Los niños son el reflejo de que la guerra no acabó con lo que eran antes de la masacre. Leer un libro se volvió parte de la nueva tranquilidad de esta comunidad. A través de las páginas, encuentran paz y distintas formas de salir adelante, sin olvidar aquello que los convirtió en lo que son hoy.
Canutalito decidió avanzar. Han pasado más de dos décadas desde aquel febrero, pero todavía canta el gallo al amanecer. Las reuniones con risas en las terrazas han vuelto. Las casas de bahareque, que alguna vez definieron el paisaje, han sido reemplazadas por bloques de cemento. Ahora son símbolo de reconstrucción: más firmes, más sólidas.

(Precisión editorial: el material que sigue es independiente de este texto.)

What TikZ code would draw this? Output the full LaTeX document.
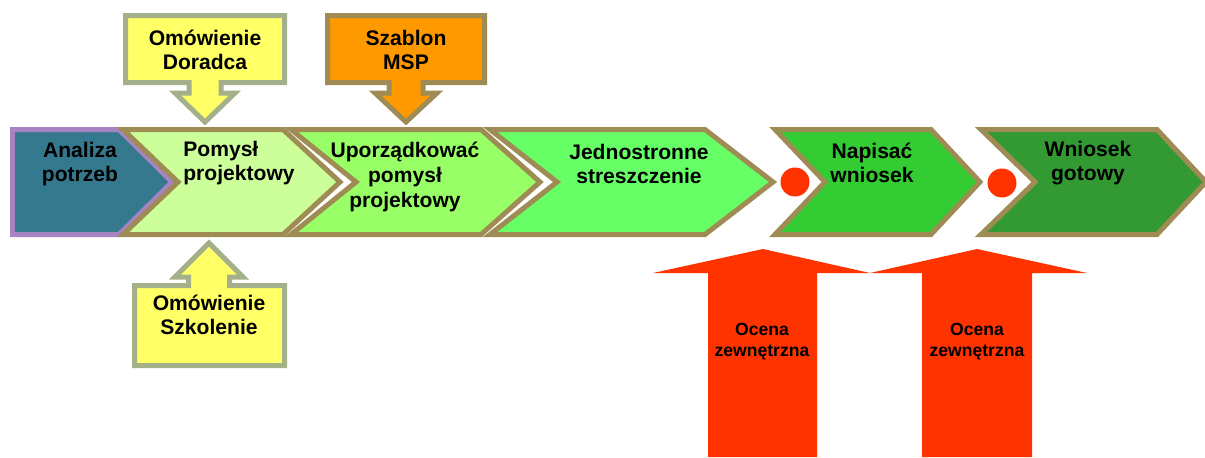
\documentclass[tikz,border=0pt]{standalone}
\usepackage{fontspec}
\setmainfont{Liberation Sans}
\usepackage{tikz}

\definecolor{obwodka}{HTML}{9E8C54}
\definecolor{fiolet}{HTML}{A783C2}
\definecolor{morski}{HTML}{35798F}
\definecolor{ziel1}{HTML}{CCFF99}
\definecolor{ziel2}{HTML}{99FF66}
\definecolor{ziel3}{HTML}{66FF66}
\definecolor{ziel4}{HTML}{33CC33}
\definecolor{ziel5}{HTML}{339933}
\definecolor{zolty}{HTML}{FFFF66}
\definecolor{szarozielony}{HTML}{A3B08A}
\definecolor{pomarancz}{HTML}{FF9900}
\definecolor{czerwony}{HTML}{FF3300}

\begin{document}
\begin{tikzpicture}[x=0.02cm, y=-0.02cm,
    ramka/.style={draw=obwodka, line width=0.1cm, line join=miter},
    napis/.style={font=\bfseries\fontsize{12}{14}\selectfont, align=center, inner sep=0pt},
    maly/.style={font=\bfseries\fontsize{10}{12}\selectfont, align=center, inner sep=0pt},
    kropka/.style={circle, fill=czerwony, minimum size=0.58cm, inner sep=0pt}]

    \useasboundingbox (0,0) rectangle (1205,457);

    % strzalki oceny
    \fill[czerwony] (708,457) -- (708,273) -- (653,273) -- (763,249) -- (870,273)
        -- (817,273) -- (817,457) -- cycle;
    \fill[czerwony] (922,457) -- (922,273) -- (870,273) -- (977,249) -- (1087,273)
        -- (1032,273) -- (1032,457) -- cycle;

    % etapy
    \draw[ramka, draw=fiolet, fill=morski] (12.5,129.5) -- (119,129.5) -- (172,182)
        -- (119,234.5) -- (12.5,234.5) -- cycle;
    \draw[ramka, fill=ziel1] (123,129.5) -- (283,129.5) -- (340,182) -- (283,234.5)
        -- (123,234.5) -- (178,182) -- cycle;
    \draw[ramka, fill=ziel2] (291,129.5) -- (481,129.5) -- (540,182) -- (481,234.5)
        -- (291,234.5) -- (356,182) -- cycle;
    \draw[ramka, fill=ziel3] (490,129.5) -- (705,129.5) -- (773,182) -- (705,234.5)
        -- (490,234.5) -- (557,182) -- cycle;
    \draw[ramka, fill=ziel4] (775,129.5) -- (931,129.5) -- (980,182) -- (931,234.5)
        -- (775,234.5) -- (825,182) -- cycle;
    \draw[ramka, fill=ziel5] (981,129.5) -- (1157,129.5) -- (1206,182) -- (1157,234.5)
        -- (981,234.5) -- (1035,182) -- cycle;

    \node[kropka] (k1) at (795,182) {};
    \node[kropka] (k2) at (1002,183) {};

    % objasnienia
    \draw[ramka, draw=szarozielony, fill=zolty] (125.5,15.5) -- (284.5,15.5) -- (284.5,82.5)
        -- (221,82.5) -- (221,93) -- (235,93) -- (205,122) -- (175,93) -- (189,93)
        -- (189,82.5) -- (125.5,82.5) -- cycle;
    \draw[ramka, fill=pomarancz] (327.5,15.5) -- (484.5,15.5) -- (484.5,82.5)
        -- (423,82.5) -- (423,93) -- (437,93) -- (406,122) -- (375,93) -- (389,93)
        -- (389,82.5) -- (327.5,82.5) -- cycle;
    \draw[ramka, draw=szarozielony, fill=zolty] (134.5,285.5) -- (188.5,285.5) -- (188.5,277)
        -- (175,277) -- (209,243) -- (243,277) -- (229.5,277) -- (229.5,285.5)
        -- (284.5,285.5) -- (284.5,365.5) -- (134.5,365.5) -- cycle;

    \node[napis] (analiza) at (80,164) {Analiza\\potrzeb};
    \node[napis, anchor=west, align=left] (pomysl) at (183,163) {Pomysł\\projektowy};
    \node[napis] (uporzadkowac) at (405,177) {Uporządkować\\pomysł\\projektowy};
    \node[napis] (streszczenie) at (639,164) {Jednostronne\\streszczenie};
    \node[napis] (napisac) at (872,163) {Napisać\\wniosek};
    \node[napis] (gotowy) at (1088,163) {Wniosek\\gotowy};

    \node[napis] (doradca) at (205,50) {Omówienie\\Doradca};
    \node[napis] (szablon) at (406,50) {Szablon\\MSP};
    \node[napis] (szkolenie) at (209,315) {Omówienie\\Szkolenie};

    \node[maly] (ocena1) at (762,342) {Ocena\\zewnętrzna};
    \node[maly] (ocena2) at (977,342) {Ocena\\zewnętrzna};

\end{tikzpicture}
\end{document}
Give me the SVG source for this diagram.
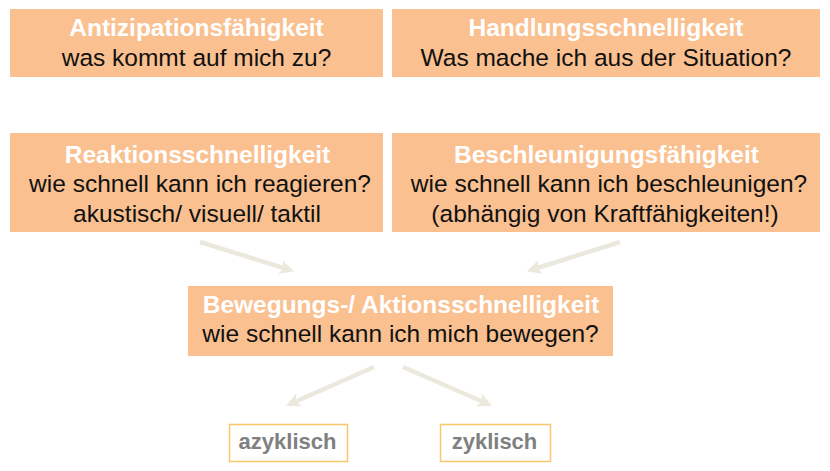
<svg xmlns="http://www.w3.org/2000/svg" width="830" height="471" viewBox="0 0 830 471">
<style>
.box{fill:#FAC090;}
.out{fill:#ffffff;stroke:#FAC76E;stroke-width:1.5;}
text{font-family:"Liberation Sans",Arial,sans-serif;font-size:24.5px;text-anchor:middle;}
.t{font-weight:bold;fill:#ffffff;}
.s{fill:#111111;}
.g{font-weight:bold;fill:#808080;font-size:22px;}
.c{stroke:#EBE9DE;stroke-width:4.5;fill:none;marker-end:url(#ah);}
</style>
<defs>
<marker id="ah" viewBox="0 0 10 10" refX="7" refY="5" markerWidth="3.2" markerHeight="3.2" orient="auto" markerUnits="strokeWidth">
<path d="M0,0 L10,5 L0,10 L2.5,5 Z" fill="#EBE9DE"/>
</marker>
</defs>
<rect width="830" height="471" fill="#ffffff"/>
<g id="connectors">
<line class="c" x1="200" y1="242" x2="290" y2="270"/>
<line class="c" x1="620" y1="242" x2="531" y2="270"/>
<line class="c" x1="374" y1="367" x2="290" y2="404"/>
<line class="c" x1="403" y1="367" x2="488" y2="404"/>
</g>
<g id="antizipation">
<rect class="box" x="10" y="9" width="373" height="68"/>
<text class="t" x="196.5" y="36">Antizipationsfähigkeit</text>
<text class="s" x="196.5" y="66">was kommt auf mich zu?</text>
</g>
<g id="handlung">
<rect class="box" x="392" y="9" width="428" height="68"/>
<text class="t" x="606" y="36">Handlungsschnelligkeit</text>
<text class="s" x="606" y="66">Was mache ich aus der Situation?</text>
</g>
<g id="reaktion">
<rect class="box" x="10" y="133" width="373" height="99"/>
<text class="t" x="197.5" y="163">Reaktionsschnelligkeit</text>
<text class="s" x="200" y="192">wie schnell kann ich reagieren?</text>
<text class="s" x="197" y="221.5">akustisch/ visuell/ taktil</text>
</g>
<g id="beschleunigung">
<rect class="box" x="392" y="133" width="428" height="99"/>
<text class="t" x="606.5" y="163">Beschleunigungsfähigkeit</text>
<text class="s" x="609" y="192">wie schnell kann ich beschleunigen?</text>
<text class="s" x="605" y="221.5">(abhängig von Kraftfähigkeiten!)</text>
</g>
<g id="bewegung">
<rect class="box" x="188" y="286" width="425" height="70"/>
<text class="t" x="401" y="313">Bewegungs-/ Aktionsschnelligkeit</text>
<text class="s" x="400.5" y="342">wie schnell kann ich mich bewegen?</text>
</g>
<g id="azyklisch">
<rect class="out" x="229.5" y="424.5" width="118" height="37"/>
<text class="g" x="287.5" y="449">azyklisch</text>
</g>
<g id="zyklisch">
<rect class="out" x="440.5" y="424.5" width="110" height="37"/>
<text class="g" x="494.5" y="449">zyklisch</text>
</g>
</svg>
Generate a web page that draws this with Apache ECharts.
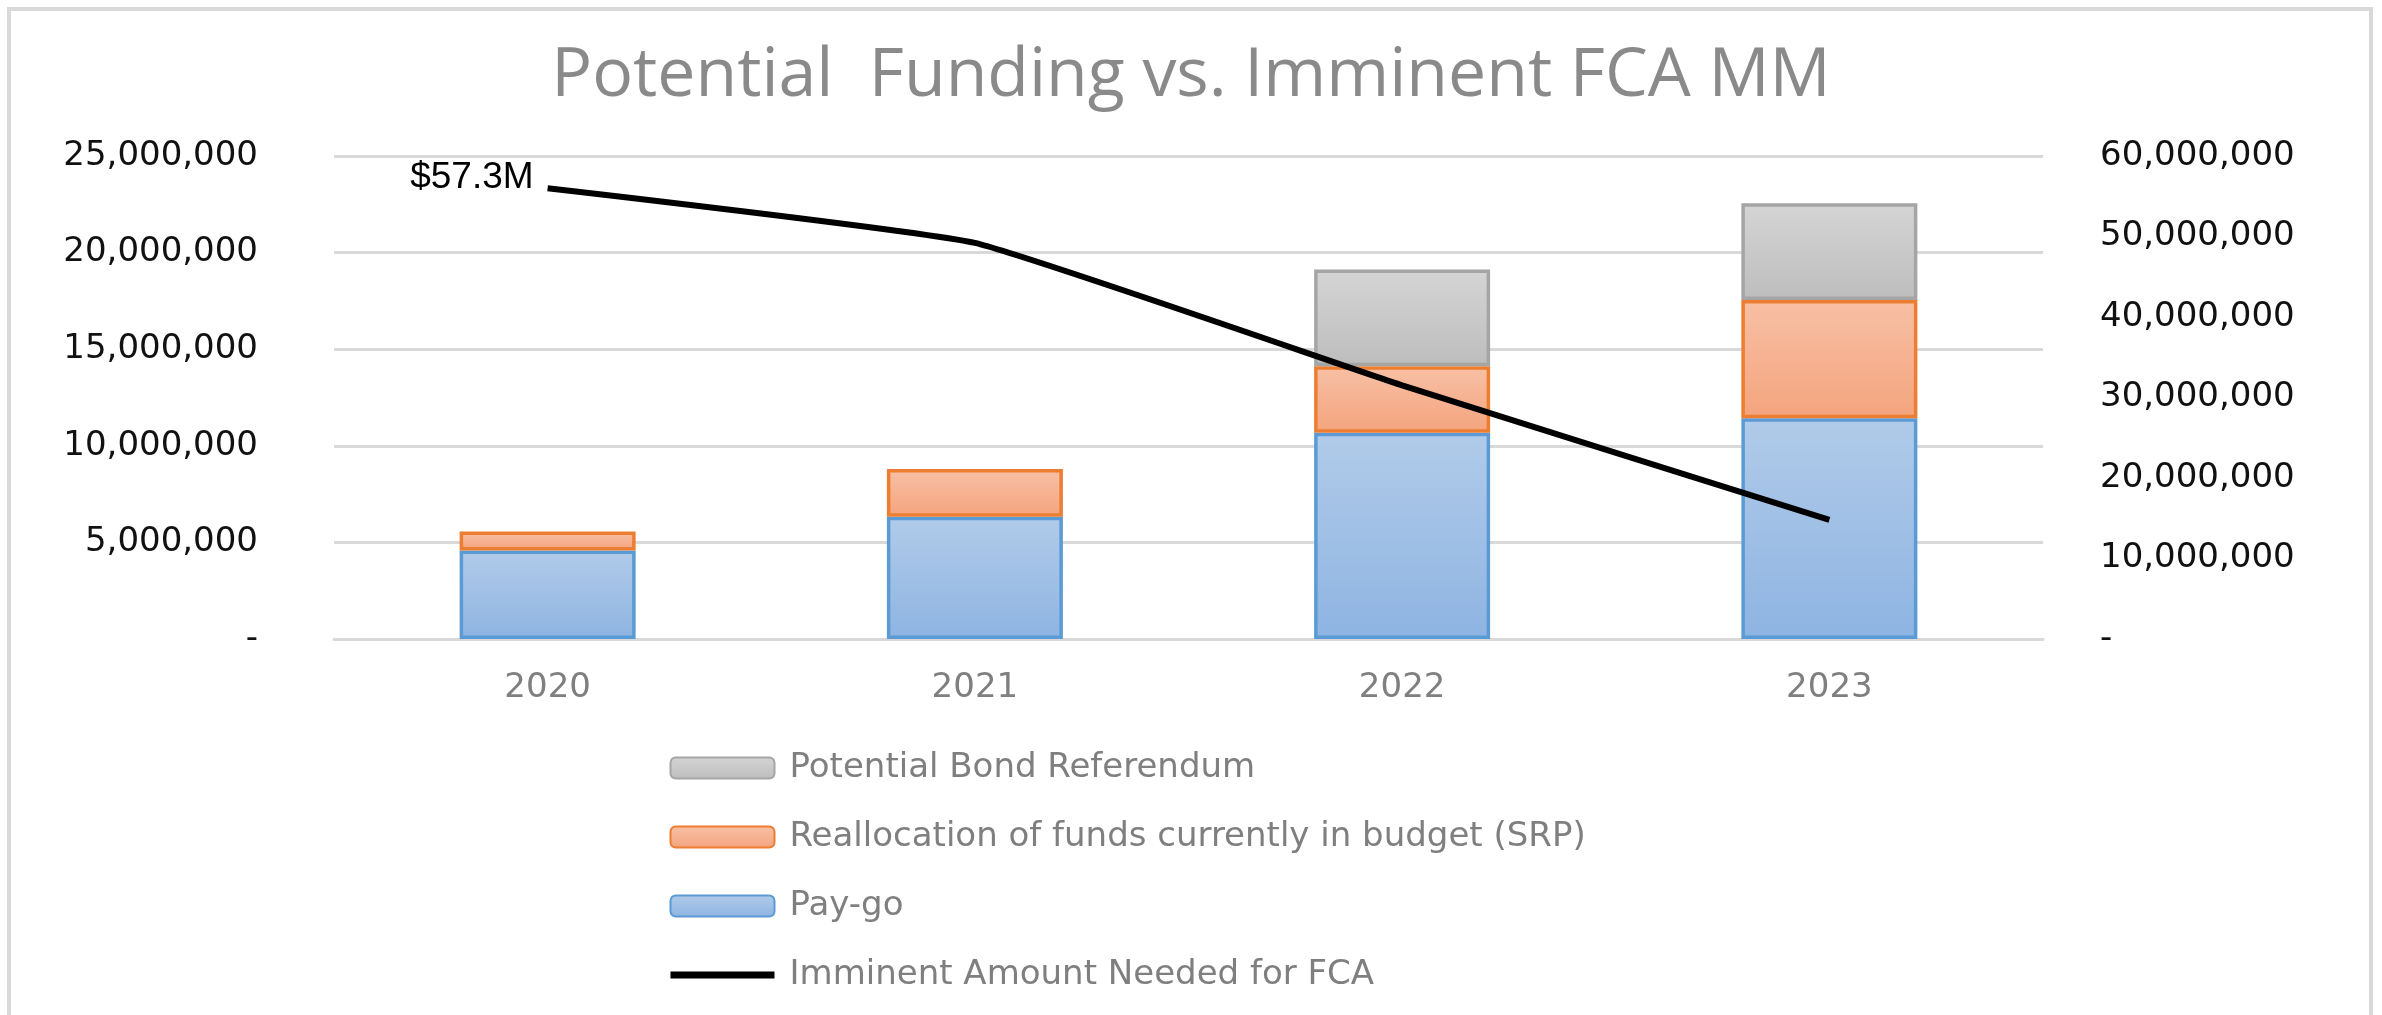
<!DOCTYPE html>
<html>
<head>
<meta charset="utf-8">
<script src="https://cdn.jsdelivr.net/npm/echarts@6/dist/echarts.min.js"></script>
<style>
html, body { margin: 0; padding: 0; background: #fff; }
#chart { width: 2382px; height: 1015px; }
</style>
</head>
<body>
<div id="chart"></div>
<script>
var years = ['2020', '2021', '2022', '2023'];
var payGo = [4580000, 6330000, 10670000, 11430000];
var realloc = [990000, 2470000, 3450000, 6120000];
var bond = [null, null, 5000000, 5000000];
var imminent = [56000000, 49200000, 31500000, 14800000];
var firstPointLabel = '$57.3M';

var names = ['Potential Bond Referendum', 'Reallocation of funds currently in budget (SRP)', 'Pay-go', 'Imminent Amount Needed for FCA'];

function grad(top, bottom) {
    return new echarts.graphic.LinearGradient(0, 0, 0, 1, [
        {offset: 0, color: top},
        {offset: 1, color: bottom}
    ]);
}

function moneyFmt(v) {
    if (v === 0) return '-';
    return v.toString().replace(/\B(?=(\d{3})+(?!\d))/g, ',');
}

var labelFont = 'DejaVu Sans';
var chart = echarts.init(document.getElementById('chart'));

var option = {
    backgroundColor: '#fff',
    animation: false,
    title: {
        text: 'Potential  Funding vs. Imminent FCA MM',
        left: 'center',
        top: 38,
        textStyle: {fontFamily: 'Open Sans', fontSize: 68, fontWeight: 'normal', color: '#8a8a8a'}
    },
    graphic: [{
        type: 'rect',
        shape: {x: 9, y: 9, width: 2362, height: 1100},
        style: {fill: 'none', stroke: '#d9d9d9', lineWidth: 4},
        silent: true
    }],
    legend: {
        orient: 'vertical',
        left: 662,
        top: 746,
        itemWidth: 104,
        itemHeight: 21,
        itemGap: 35,
        data: [names[0], names[1], names[2], {
            name: names[3],
            itemStyle: {color: 'rgba(0,0,0,0)', borderWidth: 0},
            lineStyle: {color: '#000', width: 7}
        }],
        textStyle: {fontFamily: labelFont, fontSize: 34, color: '#7f7f7f', padding: [0, 0, 0, 10]}
    },
    grid: {left: 334, right: 339, top: 156, bottom: 376},
    xAxis: {
        type: 'category',
        data: years,
        axisLine: {lineStyle: {color: '#d9d9d9', width: 3}},
        axisTick: {show: false},
        axisLabel: {fontFamily: labelFont, fontSize: 34, color: '#7f7f7f', margin: 32}
    },
    yAxis: [{
        type: 'value',
        min: 0, max: 25000000, interval: 5000000,
        axisLine: {show: false},
        axisTick: {show: false},
        splitLine: {lineStyle: {color: '#d9d9d9', width: 3}},
        axisLabel: {fontFamily: labelFont, fontSize: 34, color: '#111', margin: 76, formatter: moneyFmt}
    }, {
        type: 'value',
        min: 0, max: 60000000, interval: 10000000,
        axisLine: {show: false},
        axisTick: {show: false},
        splitLine: {show: false},
        axisLabel: {fontFamily: labelFont, fontSize: 34, color: '#111', margin: 57, formatter: moneyFmt}
    }],
    series: [{
        name: names[2],
        type: 'bar',
        stack: 'funds',
        barWidth: 176,
        data: payGo,
        itemStyle: {color: grad('#b1cbe9', '#8eb4e2'), borderColor: '#5b9bd5', borderWidth: 3.5}
    }, {
        name: names[1],
        type: 'bar',
        stack: 'funds',
        data: realloc,
        itemStyle: {color: grad('#f8c0a5', '#f4a47e'), borderColor: '#ed7d31', borderWidth: 3.5}
    }, {
        name: names[0],
        type: 'bar',
        stack: 'funds',
        data: bond,
        itemStyle: {color: grad('#d5d5d5', '#bdbdbd'), borderColor: '#a5a5a5', borderWidth: 3.5}
    }, {
        name: names[3],
        type: 'line',
        yAxisIndex: 1,
        z: 5,
        symbol: 'none',
        smooth: 0.12,
        lineStyle: {color: '#000', width: 6},
        itemStyle: {color: '#000'},
        data: imminent,
        markPoint: {
            symbol: 'circle',
            symbolSize: 0,
            data: [{coord: [years[0], imminent[0]], value: firstPointLabel}],
            label: {
                show: true, position: 'left', distance: 14, offset: [0, -10],
                formatter: firstPointLabel,
                fontFamily: 'Liberation Sans', fontSize: 37, color: '#000'
            }
        }
    }]
};
chart.setOption(option);
</script>
</body>
</html>
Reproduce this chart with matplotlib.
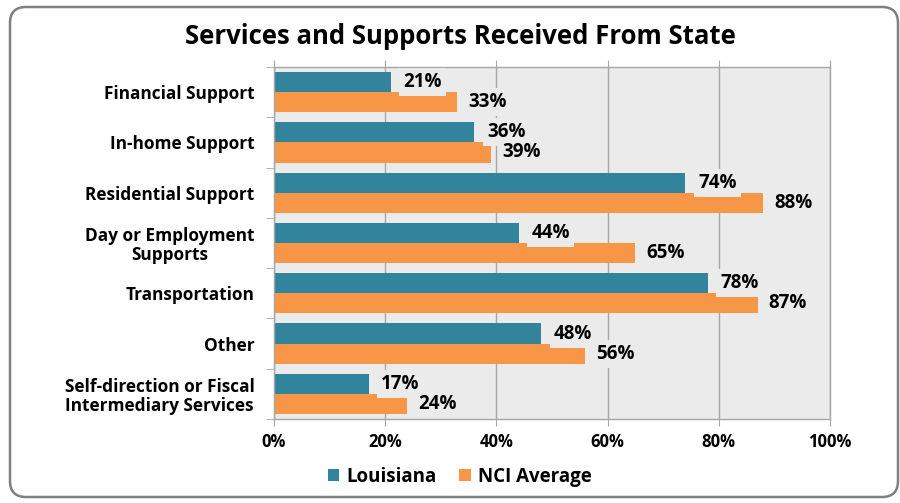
import matplotlib
matplotlib.use("Agg")
import matplotlib.pyplot as plt
import numpy as np
from matplotlib.patches import FancyBboxPatch
from matplotlib.transforms import IdentityTransform

categories = ["Financial Support", "In-home Support", "Residential Support",
              "Day or Employment\nSupports", "Transportation", "Other",
              "Self-direction or Fiscal\nIntermediary Services"]
louisiana = [21, 36, 74, 44, 78, 48, 17]
nci_average = [33, 39, 88, 65, 87, 56, 24]
xticks = [0, 20, 40, 60, 80, 100]
xtick_labels = ["0%", "20%", "40%", "60%", "80%", "100%"]
series_names = ["Louisiana", "NCI Average"]

TEAL = "#31849B"
ORANGE = "#F79646"
GRID = "#A6A6A6"
BG = "#EBEBEB"
FONT = ["Open Sans", "DejaVu Sans"]
plt.rcParams["font.family"] = FONT

fig = plt.figure(figsize=(9, 5.03), dpi=100)
ax = fig.add_axes([274/900, 1-419/503, (830-274)/900, (419-67)/503])
ax.set_facecolor(BG)

y = np.arange(len(categories))
h = 0.4
b1 = ax.barh(y - h/2, louisiana, height=h, color=TEAL, label=series_names[0], zorder=2)
b2 = ax.barh(y + h/2, nci_average, height=h, color=ORANGE, label=series_names[1], zorder=2)

ax.set_xlim(0, 100)
ax.set_ylim(len(categories) - 0.5, -0.5)
ax.set_xticks(xticks)
ax.set_xticklabels(xtick_labels, fontsize=12, fontweight="bold")
ax.set_yticks(y)
ax.set_yticklabels(categories, fontsize=12.4, fontweight="bold", multialignment="center", linespacing=1.1)
ax.set_yticks(np.arange(-0.5, len(categories), 1), minor=True)
ax.tick_params(axis="y", which="major", length=0, pad=14)
ax.tick_params(axis="y", which="minor", length=6, color=GRID, direction="out")
ax.xaxis.grid(True, color=GRID, lw=1, zorder=1)
ax.set_axisbelow(True)
for s in ax.spines.values():
    s.set_color(GRID)
    s.set_linewidth(1)
ax.tick_params(axis="x", which="major", top=True, length=5, color=GRID, direction="out",
               labeltop=False, pad=5)

for yi, v in zip(y - h/2, louisiana):
    ax.text(v + 2.3, yi, f"{v}%", va="center", ha="left", fontsize=13.5, fontweight="bold",
            bbox=dict(boxstyle="square,pad=0.22", fc=BG, ec="none"), zorder=3)
for yi, v in zip(y + h/2, nci_average):
    ax.text(v + 2.0, yi, f"{v}%", va="center", ha="left", fontsize=13.5, fontweight="bold",
            bbox=dict(boxstyle="square,pad=0.22", fc=BG, ec="none"), zorder=3)

fig.text(0.512, 1-37/503, "Services and Supports Received From State", ha="center", va="center",
         fontsize=18.5, fontweight="bold")

fig.legend(handles=[b1, b2], labels=series_names, loc="center", bbox_to_anchor=(0.511, 1-477/503),
           ncol=2, frameon=False, prop=dict(family=FONT, weight="bold", size=13.5),
           handlelength=0.6, handleheight=0.6, handletextpad=0.4, columnspacing=1.2)

border = FancyBboxPatch((10, 503-497), 888, 490, boxstyle="round,pad=0,rounding_size=16",
                        transform=IdentityTransform(), fill=False, ec="#808080", lw=1.8)
fig.patches.append(border)

fig.savefig("out.png", dpi=100, facecolor="white")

Así como levantaron nuevas paredes, también reconstruyeron la confianza y su identidad colectiva, bloque a bloque, cimentando la esperanza en un pueblo que sigue adelante, defendiendo su identidad, sus costumbres y sus tradiciones. Porque en Canutalito, como en tantos otros pueblos de Colombia, el olvido sería una segunda muerte.